◆ Records with drawing code:
○ ○ ○ ○ ○ ○ ○

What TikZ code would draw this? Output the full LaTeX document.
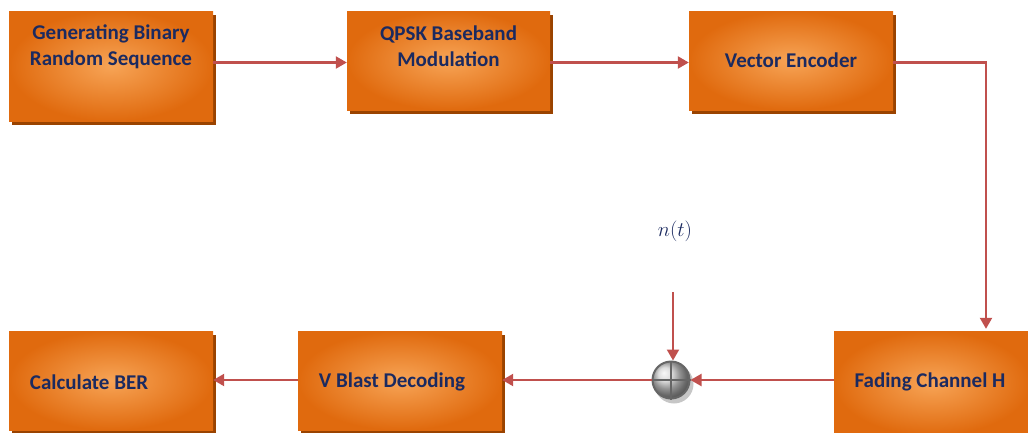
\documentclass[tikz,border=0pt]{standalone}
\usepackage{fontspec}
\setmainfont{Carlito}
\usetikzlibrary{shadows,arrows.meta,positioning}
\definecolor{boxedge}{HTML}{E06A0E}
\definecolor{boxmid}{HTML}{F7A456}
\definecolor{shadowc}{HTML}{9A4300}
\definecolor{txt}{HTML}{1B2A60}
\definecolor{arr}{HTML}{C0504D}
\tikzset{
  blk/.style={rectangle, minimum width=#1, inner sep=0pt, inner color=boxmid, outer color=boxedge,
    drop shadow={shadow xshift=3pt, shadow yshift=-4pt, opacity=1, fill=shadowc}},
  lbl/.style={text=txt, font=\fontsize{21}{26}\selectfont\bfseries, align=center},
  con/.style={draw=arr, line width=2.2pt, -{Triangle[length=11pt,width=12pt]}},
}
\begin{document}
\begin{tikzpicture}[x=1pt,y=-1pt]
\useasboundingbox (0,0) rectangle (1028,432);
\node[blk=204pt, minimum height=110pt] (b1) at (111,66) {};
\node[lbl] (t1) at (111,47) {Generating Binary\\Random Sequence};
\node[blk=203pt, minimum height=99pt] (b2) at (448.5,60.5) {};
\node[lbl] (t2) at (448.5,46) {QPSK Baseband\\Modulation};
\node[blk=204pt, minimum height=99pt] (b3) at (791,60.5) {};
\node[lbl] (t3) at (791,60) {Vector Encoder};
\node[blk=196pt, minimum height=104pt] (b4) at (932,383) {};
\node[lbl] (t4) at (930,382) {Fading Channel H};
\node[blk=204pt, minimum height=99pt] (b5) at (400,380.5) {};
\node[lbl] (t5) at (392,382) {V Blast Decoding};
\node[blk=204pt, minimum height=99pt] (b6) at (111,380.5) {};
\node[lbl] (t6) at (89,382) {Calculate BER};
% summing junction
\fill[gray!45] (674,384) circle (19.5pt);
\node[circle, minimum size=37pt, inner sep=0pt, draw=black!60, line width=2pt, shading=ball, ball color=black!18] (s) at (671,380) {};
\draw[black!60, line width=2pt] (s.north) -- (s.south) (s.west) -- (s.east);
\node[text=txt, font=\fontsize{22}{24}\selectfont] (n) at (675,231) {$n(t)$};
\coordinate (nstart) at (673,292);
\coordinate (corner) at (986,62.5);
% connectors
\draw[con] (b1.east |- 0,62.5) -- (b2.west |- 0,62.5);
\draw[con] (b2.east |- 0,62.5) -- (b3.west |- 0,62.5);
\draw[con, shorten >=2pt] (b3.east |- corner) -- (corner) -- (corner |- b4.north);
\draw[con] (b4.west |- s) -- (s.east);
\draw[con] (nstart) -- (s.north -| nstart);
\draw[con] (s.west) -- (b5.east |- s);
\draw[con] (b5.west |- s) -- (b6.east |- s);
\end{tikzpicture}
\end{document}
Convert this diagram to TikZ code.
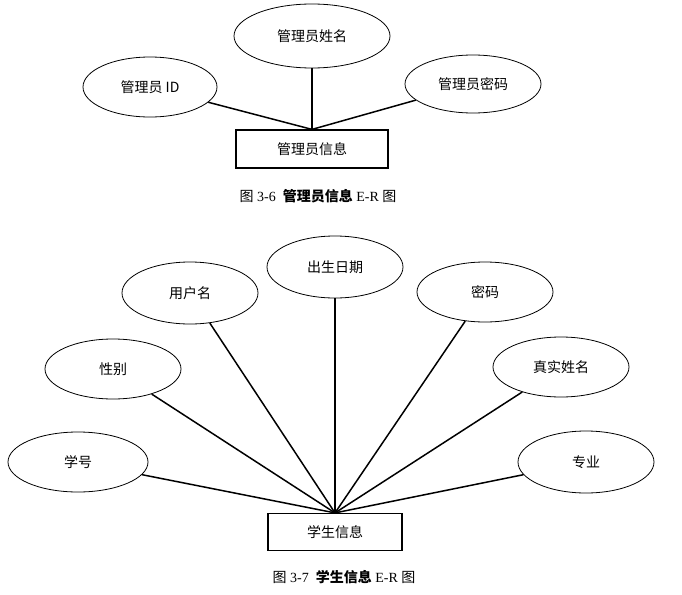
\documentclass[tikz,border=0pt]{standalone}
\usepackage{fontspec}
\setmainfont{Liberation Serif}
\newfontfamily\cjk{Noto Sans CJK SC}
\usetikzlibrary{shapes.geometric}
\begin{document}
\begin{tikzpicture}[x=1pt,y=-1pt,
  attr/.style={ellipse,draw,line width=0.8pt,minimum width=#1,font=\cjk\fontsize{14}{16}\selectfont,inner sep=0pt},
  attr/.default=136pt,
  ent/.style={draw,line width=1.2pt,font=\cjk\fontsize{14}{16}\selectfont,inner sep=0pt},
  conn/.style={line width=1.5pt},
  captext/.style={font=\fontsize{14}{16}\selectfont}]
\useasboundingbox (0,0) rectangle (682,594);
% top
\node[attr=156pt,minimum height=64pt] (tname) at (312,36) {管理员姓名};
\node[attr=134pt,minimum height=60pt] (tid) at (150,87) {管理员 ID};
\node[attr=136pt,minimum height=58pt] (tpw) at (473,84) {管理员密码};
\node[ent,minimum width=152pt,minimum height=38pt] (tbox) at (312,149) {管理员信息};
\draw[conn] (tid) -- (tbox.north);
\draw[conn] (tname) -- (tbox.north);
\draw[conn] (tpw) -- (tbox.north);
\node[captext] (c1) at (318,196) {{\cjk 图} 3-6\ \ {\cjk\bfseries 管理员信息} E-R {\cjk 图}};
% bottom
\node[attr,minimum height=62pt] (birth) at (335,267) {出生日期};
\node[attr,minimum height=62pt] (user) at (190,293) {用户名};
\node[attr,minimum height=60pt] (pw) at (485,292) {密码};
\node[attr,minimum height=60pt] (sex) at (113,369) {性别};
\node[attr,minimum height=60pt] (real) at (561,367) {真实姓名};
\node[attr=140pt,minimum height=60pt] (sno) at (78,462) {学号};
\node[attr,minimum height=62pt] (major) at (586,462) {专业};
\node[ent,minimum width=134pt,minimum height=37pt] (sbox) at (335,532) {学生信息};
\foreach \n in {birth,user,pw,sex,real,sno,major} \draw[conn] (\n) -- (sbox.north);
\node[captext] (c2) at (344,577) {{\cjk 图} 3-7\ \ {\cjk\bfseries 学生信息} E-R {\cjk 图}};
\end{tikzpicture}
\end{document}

○ ○ ○ ○ ○ ○ ○

◆ Exercise:
Copy out the listing exactly as it stands, but not the pictures.

◆ Problem solution:
What TikZ code would draw this? Output the full LaTeX document.
\documentclass[tikz,border=0pt]{standalone}
\usepackage{fontspec}
\setmainfont{Carlito}
\usetikzlibrary{shadows,arrows.meta,positioning}
\definecolor{boxedge}{HTML}{E06A0E}
\definecolor{boxmid}{HTML}{F7A456}
\definecolor{shadowc}{HTML}{9A4300}
\definecolor{txt}{HTML}{1B2A60}
\definecolor{arr}{HTML}{C0504D}
\tikzset{
  blk/.style={rectangle, minimum width=#1, inner sep=0pt, inner color=boxmid, outer color=boxedge,
    drop shadow={shadow xshift=3pt, shadow yshift=-4pt, opacity=1, fill=shadowc}},
  lbl/.style={text=txt, font=\fontsize{21}{26}\selectfont\bfseries, align=center},
  con/.style={draw=arr, line width=2.2pt, -{Triangle[length=11pt,width=12pt]}},
}
\begin{document}
\begin{tikzpicture}[x=1pt,y=-1pt]
\useasboundingbox (0,0) rectangle (1028,432);
\node[blk=204pt, minimum height=110pt] (b1) at (111,66) {};
\node[lbl] (t1) at (111,47) {Generating Binary\\Random Sequence};
\node[blk=203pt, minimum height=99pt] (b2) at (448.5,60.5) {};
\node[lbl] (t2) at (448.5,46) {QPSK Baseband\\Modulation};
\node[blk=204pt, minimum height=99pt] (b3) at (791,60.5) {};
\node[lbl] (t3) at (791,60) {Vector Encoder};
\node[blk=196pt, minimum height=104pt] (b4) at (932,383) {};
\node[lbl] (t4) at (930,382) {Fading Channel H};
\node[blk=204pt, minimum height=99pt] (b5) at (400,380.5) {};
\node[lbl] (t5) at (392,382) {V Blast Decoding};
\node[blk=204pt, minimum height=99pt] (b6) at (111,380.5) {};
\node[lbl] (t6) at (89,382) {Calculate BER};
% summing junction
\fill[gray!45] (674,384) circle (19.5pt);
\node[circle, minimum size=37pt, inner sep=0pt, draw=black!60, line width=2pt, shading=ball, ball color=black!18] (s) at (671,380) {};
\draw[black!60, line width=2pt] (s.north) -- (s.south) (s.west) -- (s.east);
\node[text=txt, font=\fontsize{22}{24}\selectfont] (n) at (675,231) {$n(t)$};
\coordinate (nstart) at (673,292);
\coordinate (corner) at (986,62.5);
% connectors
\draw[con] (b1.east |- 0,62.5) -- (b2.west |- 0,62.5);
\draw[con] (b2.east |- 0,62.5) -- (b3.west |- 0,62.5);
\draw[con, shorten >=2pt] (b3.east |- corner) -- (corner) -- (corner |- b4.north);
\draw[con] (b4.west |- s) -- (s.east);
\draw[con] (nstart) -- (s.north -| nstart);
\draw[con] (s.west) -- (b5.east |- s);
\draw[con] (b5.west |- s) -- (b6.east |- s);
\end{tikzpicture}
\end{document}
Convert this diagram to TikZ code.
\documentclass[tikz,border=0pt]{standalone}
\usepackage{fontspec}
\setmainfont{Liberation Serif}
\newfontfamily\cjk{Noto Sans CJK SC}
\usetikzlibrary{shapes.geometric}
\begin{document}
\begin{tikzpicture}[x=1pt,y=-1pt,
  attr/.style={ellipse,draw,line width=0.8pt,minimum width=#1,font=\cjk\fontsize{14}{16}\selectfont,inner sep=0pt},
  attr/.default=136pt,
  ent/.style={draw,line width=1.2pt,font=\cjk\fontsize{14}{16}\selectfont,inner sep=0pt},
  conn/.style={line width=1.5pt},
  captext/.style={font=\fontsize{14}{16}\selectfont}]
\useasboundingbox (0,0) rectangle (682,594);
% top
\node[attr=156pt,minimum height=64pt] (tname) at (312,36) {管理员姓名};
\node[attr=134pt,minimum height=60pt] (tid) at (150,87) {管理员 ID};
\node[attr=136pt,minimum height=58pt] (tpw) at (473,84) {管理员密码};
\node[ent,minimum width=152pt,minimum height=38pt] (tbox) at (312,149) {管理员信息};
\draw[conn] (tid) -- (tbox.north);
\draw[conn] (tname) -- (tbox.north);
\draw[conn] (tpw) -- (tbox.north);
\node[captext] (c1) at (318,196) {{\cjk 图} 3-6\ \ {\cjk\bfseries 管理员信息} E-R {\cjk 图}};
% bottom
\node[attr,minimum height=62pt] (birth) at (335,267) {出生日期};
\node[attr,minimum height=62pt] (user) at (190,293) {用户名};
\node[attr,minimum height=60pt] (pw) at (485,292) {密码};
\node[attr,minimum height=60pt] (sex) at (113,369) {性别};
\node[attr,minimum height=60pt] (real) at (561,367) {真实姓名};
\node[attr=140pt,minimum height=60pt] (sno) at (78,462) {学号};
\node[attr,minimum height=62pt] (major) at (586,462) {专业};
\node[ent,minimum width=134pt,minimum height=37pt] (sbox) at (335,532) {学生信息};
\foreach \n in {birth,user,pw,sex,real,sno,major} \draw[conn] (\n) -- (sbox.north);
\node[captext] (c2) at (344,577) {{\cjk 图} 3-7\ \ {\cjk\bfseries 学生信息} E-R {\cjk 图}};
\end{tikzpicture}
\end{document}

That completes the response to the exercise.